What is required: Restate all the material verbatim, except for the pictures.

Data segment:

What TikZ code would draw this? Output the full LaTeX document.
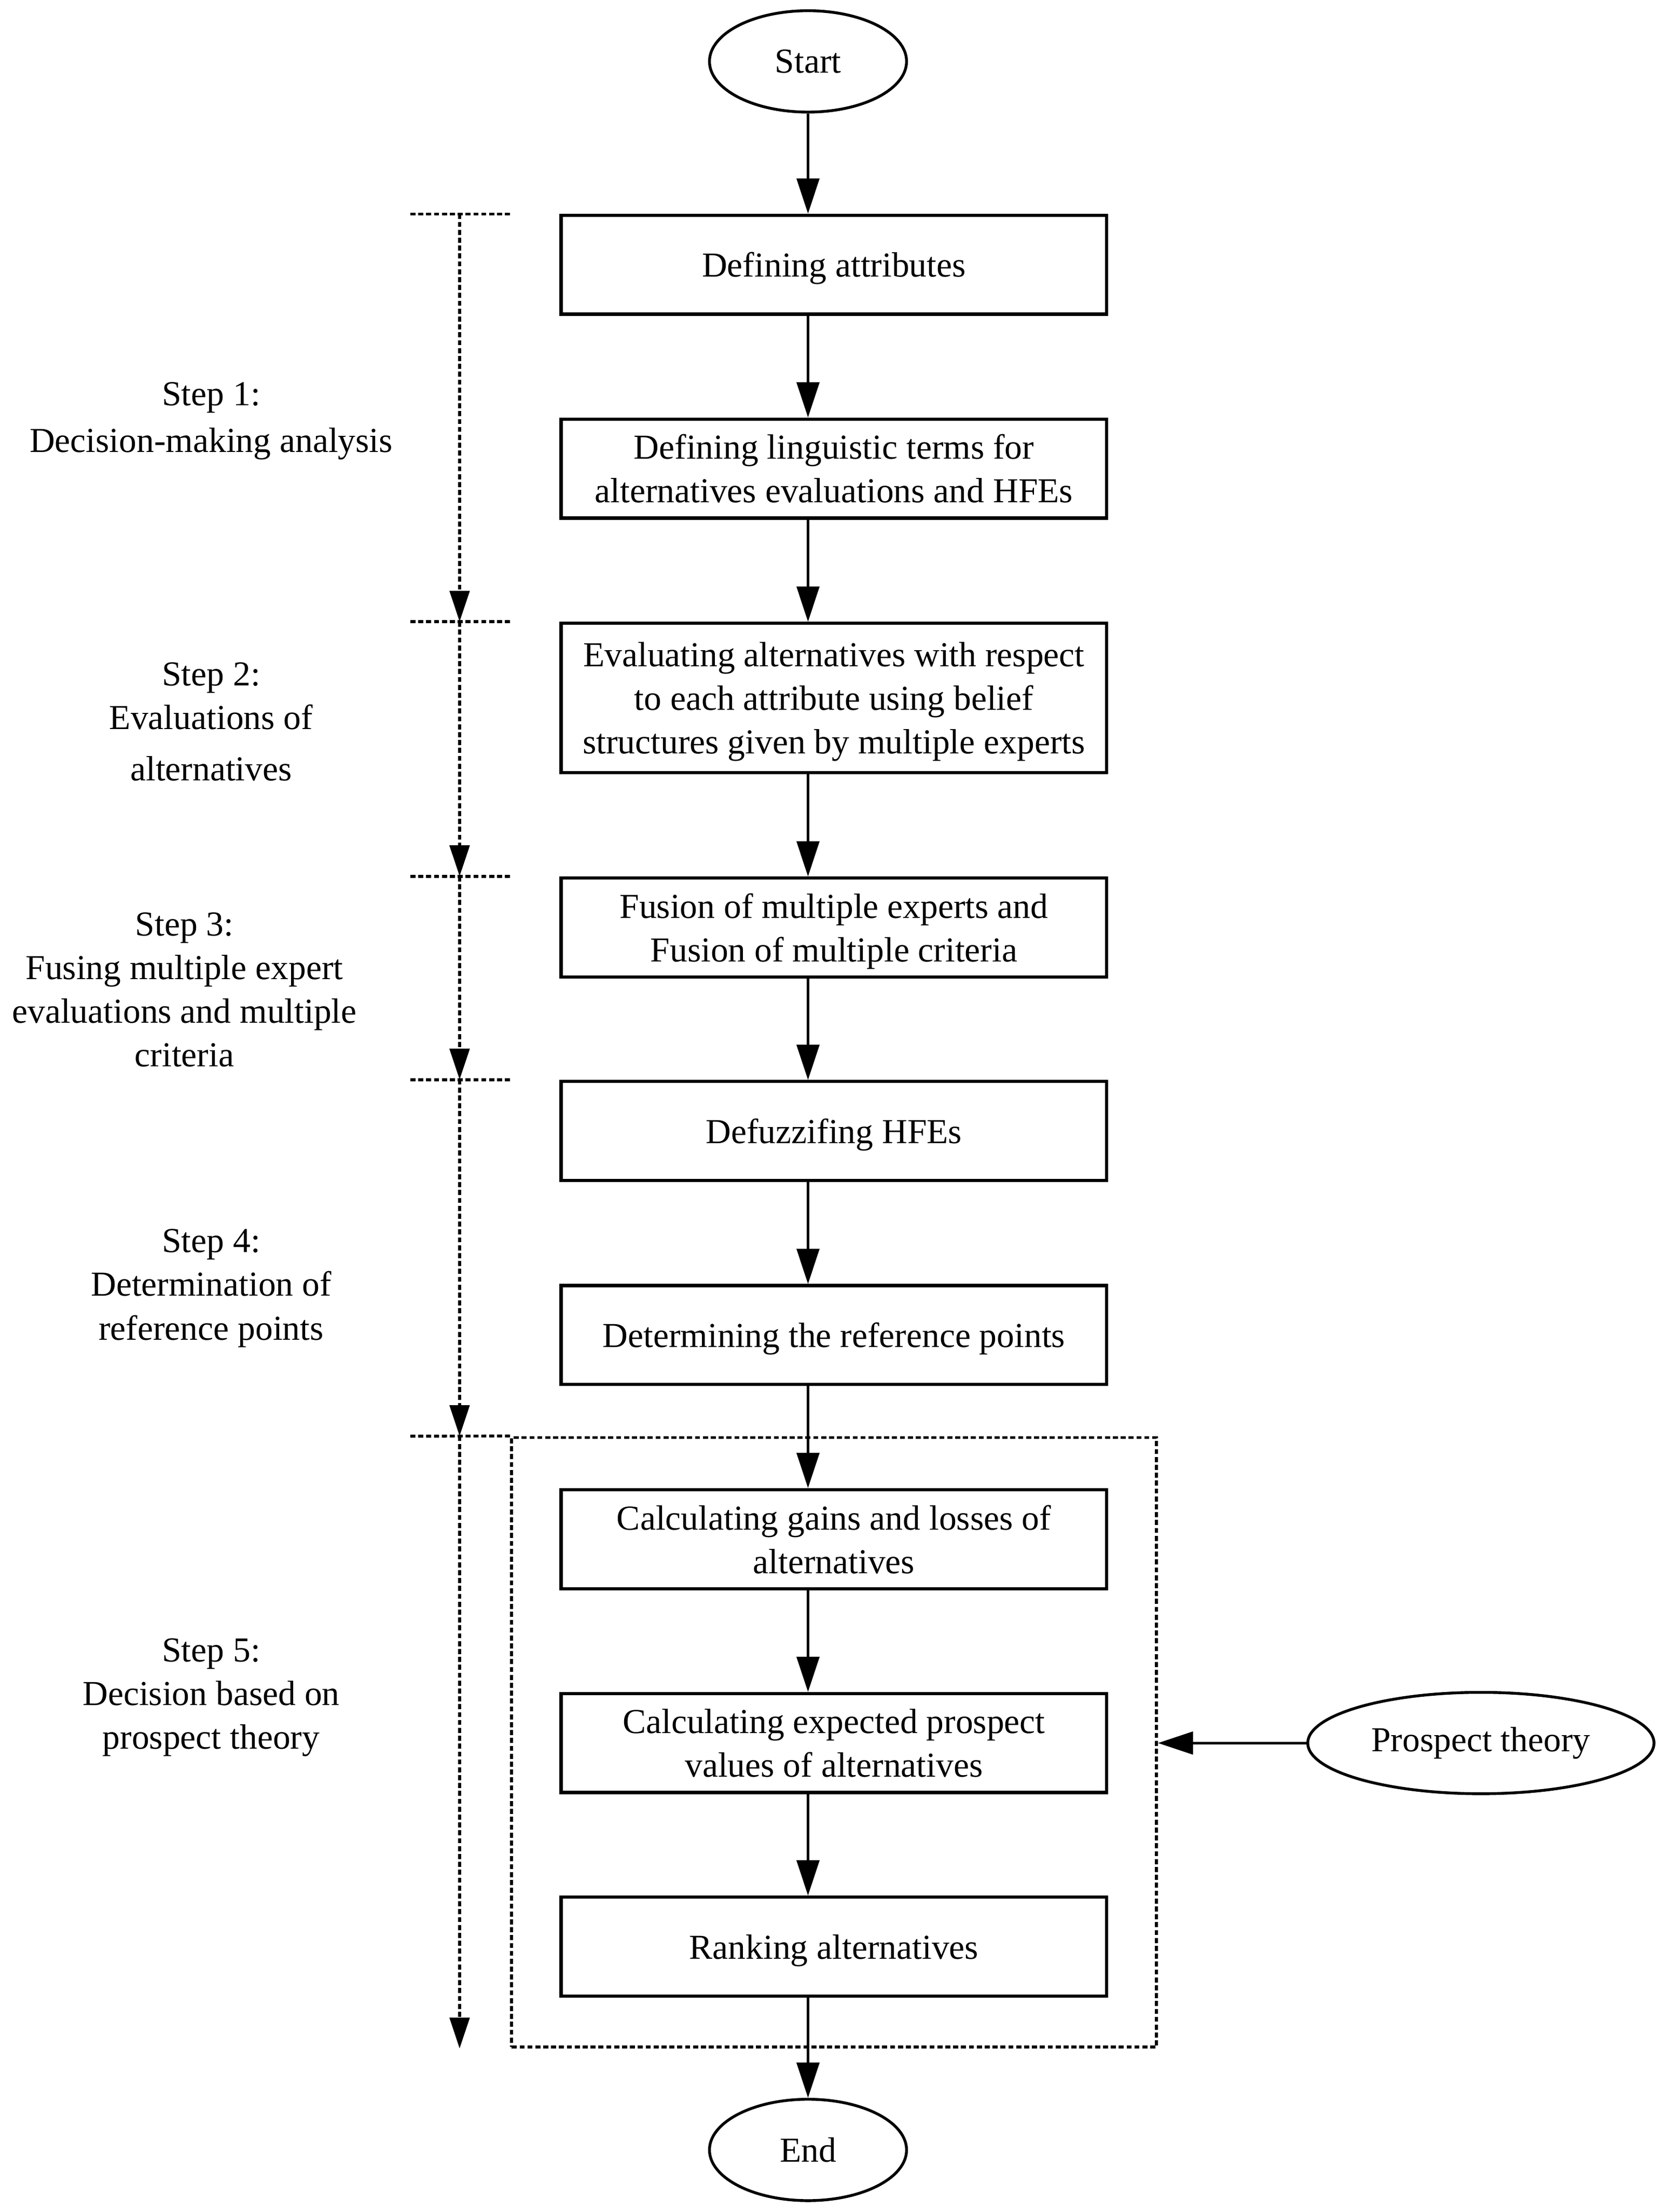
\documentclass[tikz,border=0pt]{standalone}
\usepackage{fontspec}
\setmainfont{Liberation Serif}
\usetikzlibrary{arrows.meta,shapes.geometric}
\newcommand{\nodp}[1]{\raisebox{0pt}[\height][0pt]{#1}}
\begin{document}
\begin{tikzpicture}[x=0.5pt,y=-0.5pt,
  every node/.style={font=\fontsize{12.45pt}{15.5pt}\selectfont, inner sep=0pt},
  procbox/.style={draw, line width=1.15pt, minimum width=193.8pt, minimum height=35.15pt, align=center},
  termnode/.style={draw, ellipse, line width=1pt, minimum width=70pt, minimum height=36pt},
  flow/.style={line width=1pt, -{Triangle[length=12.5pt,width=8pt]}},
  dotline/.style={line width=1.05pt, dash pattern=on 1.8pt off 1pt},
  dotflow/.style={dotline, -{Triangle[length=11pt,width=7pt]}},
  steplabel/.style={align=center, anchor=north}
]
\useasboundingbox (0,0) rectangle (1186,1571.1);

% process nodes
\node[termnode] (startn) at (574,43.6) {Start};
\node[procbox] (b1) at (592.4,188) {\nodp{Defining attributes}};
\node[procbox] (b2) at (592.4,332.8) {Defining linguistic terms for\\\nodp{alternatives evaluations and HFEs}};
\node[procbox, minimum height=53pt] (b3) at (592.4,495.7) {Evaluating alternatives with respect\\to each attribute using belief\\\nodp{structures given by multiple experts}};
\node[procbox] (b4) at (592.4,658.8) {Fusion of multiple experts and\\\nodp{Fusion of multiple criteria}};
\node[procbox] (b5) at (592.4,803.3) {\nodp{Defuzzifing HFEs}};
\node[procbox] (b6) at (592.4,948.2) {\nodp{Determining the reference points}};
\node[procbox] (b7) at (592.4,1093.2) {Calculating gains and losses of\\\nodp{alternatives}};
\node[procbox] (b8) at (592.4,1238) {Calculating expected prospect\\\nodp{values of alternatives}};
\node[procbox] (b9) at (592.4,1382.6) {\nodp{Ranking alternatives}};
\node[termnode] (endn) at (574,1527) {End};
\node[termnode, minimum width=123pt] (pt) at (1052,1238) {Prospect theory};
\node[draw, dotline, minimum width=229pt, minimum height=216.5pt] (fbox) at (592.5,1237.5) {};

% main flow
\draw[flow] (startn.south) -- (b1.north -| startn.south);
\draw[flow] (b1.south -| startn) -- (b2.north -| startn);
\draw[flow] (b2.south -| startn) -- (b3.north -| startn);
\draw[flow] (b3.south -| startn) -- (b4.north -| startn);
\draw[flow] (b4.south -| startn) -- (b5.north -| startn);
\draw[flow] (b5.south -| startn) -- (b6.north -| startn);
\draw[flow] (b6.south -| startn) -- (b7.north -| startn);
\draw[flow] (b7.south -| startn) -- (b8.north -| startn);
\draw[flow] (b8.south -| startn) -- (b9.north -| startn);
\draw[flow] (b9.south -| endn) -- (endn.north);
\draw[flow] (pt.west) -- (pt.west -| fbox.east);

% step separators
\coordinate (l1) at (291.5,152);    \coordinate (r1) at (362.5,152);
\coordinate (l2) at (291.5,441.6);  \coordinate (r2) at (362.5,441.6);
\coordinate (l3) at (291.5,622.4);  \coordinate (r3) at (362.5,622.4);
\coordinate (l4) at (291.5,766.8);  \coordinate (r4) at (362.5,766.8);
\coordinate (l5) at (291.5,1020);
\coordinate (d1) at (326.5,152);
\coordinate (d2) at (326.5,441.6);
\coordinate (d3) at (326.5,622.4);
\coordinate (d4) at (326.5,766.8);
\coordinate (d5) at (326.5,1020);
\coordinate (d6) at (326.5,1455);
\draw[dotline] (l1) -- (r1);
\draw[dotline] (l2) -- (r2);
\draw[dotline] (l3) -- (r3);
\draw[dotline] (l4) -- (r4);
\draw[dotline] (l5) -- (fbox.north west);
\draw[dotflow] (d1) -- (d2);
\draw[dotflow] (d2) -- (d3);
\draw[dotflow] (d3) -- (d4);
\draw[dotflow] (d4) -- (d5);
\draw[dotflow] (d5) -- (d6);

% step labels
\node[steplabel] (s1) at (150,271.2) {Step 1:\\[1pt]Decision-making analysis};
\node[steplabel] (s2) at (150,470.2) {Step 2:\\Evaluations of\\[2.75pt]alternatives};
\node[steplabel] (s3) at (131,647.7) {Step 3:\\Fusing multiple expert\\evaluations and multiple\\criteria};
\node[steplabel] (s4) at (150,872.7) {Step 4:\\Determination of\\reference points};
\node[steplabel] (s5) at (150,1163.2) {Step 5:\\Decision based on\\prospect theory};
\end{tikzpicture}
\end{document}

Exercise result:
What TikZ code would draw this? Output the full LaTeX document.
\documentclass[tikz,border=0pt]{standalone}
\usepackage{fontspec}
\setmainfont{Liberation Serif}
\usetikzlibrary{arrows.meta,shapes.geometric}
\newcommand{\nodp}[1]{\raisebox{0pt}[\height][0pt]{#1}}
\begin{document}
\begin{tikzpicture}[x=0.5pt,y=-0.5pt,
  every node/.style={font=\fontsize{12.45pt}{15.5pt}\selectfont, inner sep=0pt},
  procbox/.style={draw, line width=1.15pt, minimum width=193.8pt, minimum height=35.15pt, align=center},
  termnode/.style={draw, ellipse, line width=1pt, minimum width=70pt, minimum height=36pt},
  flow/.style={line width=1pt, -{Triangle[length=12.5pt,width=8pt]}},
  dotline/.style={line width=1.05pt, dash pattern=on 1.8pt off 1pt},
  dotflow/.style={dotline, -{Triangle[length=11pt,width=7pt]}},
  steplabel/.style={align=center, anchor=north}
]
\useasboundingbox (0,0) rectangle (1186,1571.1);

% process nodes
\node[termnode] (startn) at (574,43.6) {Start};
\node[procbox] (b1) at (592.4,188) {\nodp{Defining attributes}};
\node[procbox] (b2) at (592.4,332.8) {Defining linguistic terms for\\\nodp{alternatives evaluations and HFEs}};
\node[procbox, minimum height=53pt] (b3) at (592.4,495.7) {Evaluating alternatives with respect\\to each attribute using belief\\\nodp{structures given by multiple experts}};
\node[procbox] (b4) at (592.4,658.8) {Fusion of multiple experts and\\\nodp{Fusion of multiple criteria}};
\node[procbox] (b5) at (592.4,803.3) {\nodp{Defuzzifing HFEs}};
\node[procbox] (b6) at (592.4,948.2) {\nodp{Determining the reference points}};
\node[procbox] (b7) at (592.4,1093.2) {Calculating gains and losses of\\\nodp{alternatives}};
\node[procbox] (b8) at (592.4,1238) {Calculating expected prospect\\\nodp{values of alternatives}};
\node[procbox] (b9) at (592.4,1382.6) {\nodp{Ranking alternatives}};
\node[termnode] (endn) at (574,1527) {End};
\node[termnode, minimum width=123pt] (pt) at (1052,1238) {Prospect theory};
\node[draw, dotline, minimum width=229pt, minimum height=216.5pt] (fbox) at (592.5,1237.5) {};

% main flow
\draw[flow] (startn.south) -- (b1.north -| startn.south);
\draw[flow] (b1.south -| startn) -- (b2.north -| startn);
\draw[flow] (b2.south -| startn) -- (b3.north -| startn);
\draw[flow] (b3.south -| startn) -- (b4.north -| startn);
\draw[flow] (b4.south -| startn) -- (b5.north -| startn);
\draw[flow] (b5.south -| startn) -- (b6.north -| startn);
\draw[flow] (b6.south -| startn) -- (b7.north -| startn);
\draw[flow] (b7.south -| startn) -- (b8.north -| startn);
\draw[flow] (b8.south -| startn) -- (b9.north -| startn);
\draw[flow] (b9.south -| endn) -- (endn.north);
\draw[flow] (pt.west) -- (pt.west -| fbox.east);

% step separators
\coordinate (l1) at (291.5,152);    \coordinate (r1) at (362.5,152);
\coordinate (l2) at (291.5,441.6);  \coordinate (r2) at (362.5,441.6);
\coordinate (l3) at (291.5,622.4);  \coordinate (r3) at (362.5,622.4);
\coordinate (l4) at (291.5,766.8);  \coordinate (r4) at (362.5,766.8);
\coordinate (l5) at (291.5,1020);
\coordinate (d1) at (326.5,152);
\coordinate (d2) at (326.5,441.6);
\coordinate (d3) at (326.5,622.4);
\coordinate (d4) at (326.5,766.8);
\coordinate (d5) at (326.5,1020);
\coordinate (d6) at (326.5,1455);
\draw[dotline] (l1) -- (r1);
\draw[dotline] (l2) -- (r2);
\draw[dotline] (l3) -- (r3);
\draw[dotline] (l4) -- (r4);
\draw[dotline] (l5) -- (fbox.north west);
\draw[dotflow] (d1) -- (d2);
\draw[dotflow] (d2) -- (d3);
\draw[dotflow] (d3) -- (d4);
\draw[dotflow] (d4) -- (d5);
\draw[dotflow] (d5) -- (d6);

% step labels
\node[steplabel] (s1) at (150,271.2) {Step 1:\\[1pt]Decision-making analysis};
\node[steplabel] (s2) at (150,470.2) {Step 2:\\Evaluations of\\[2.75pt]alternatives};
\node[steplabel] (s3) at (131,647.7) {Step 3:\\Fusing multiple expert\\evaluations and multiple\\criteria};
\node[steplabel] (s4) at (150,872.7) {Step 4:\\Determination of\\reference points};
\node[steplabel] (s5) at (150,1163.2) {Step 5:\\Decision based on\\prospect theory};
\end{tikzpicture}
\end{document}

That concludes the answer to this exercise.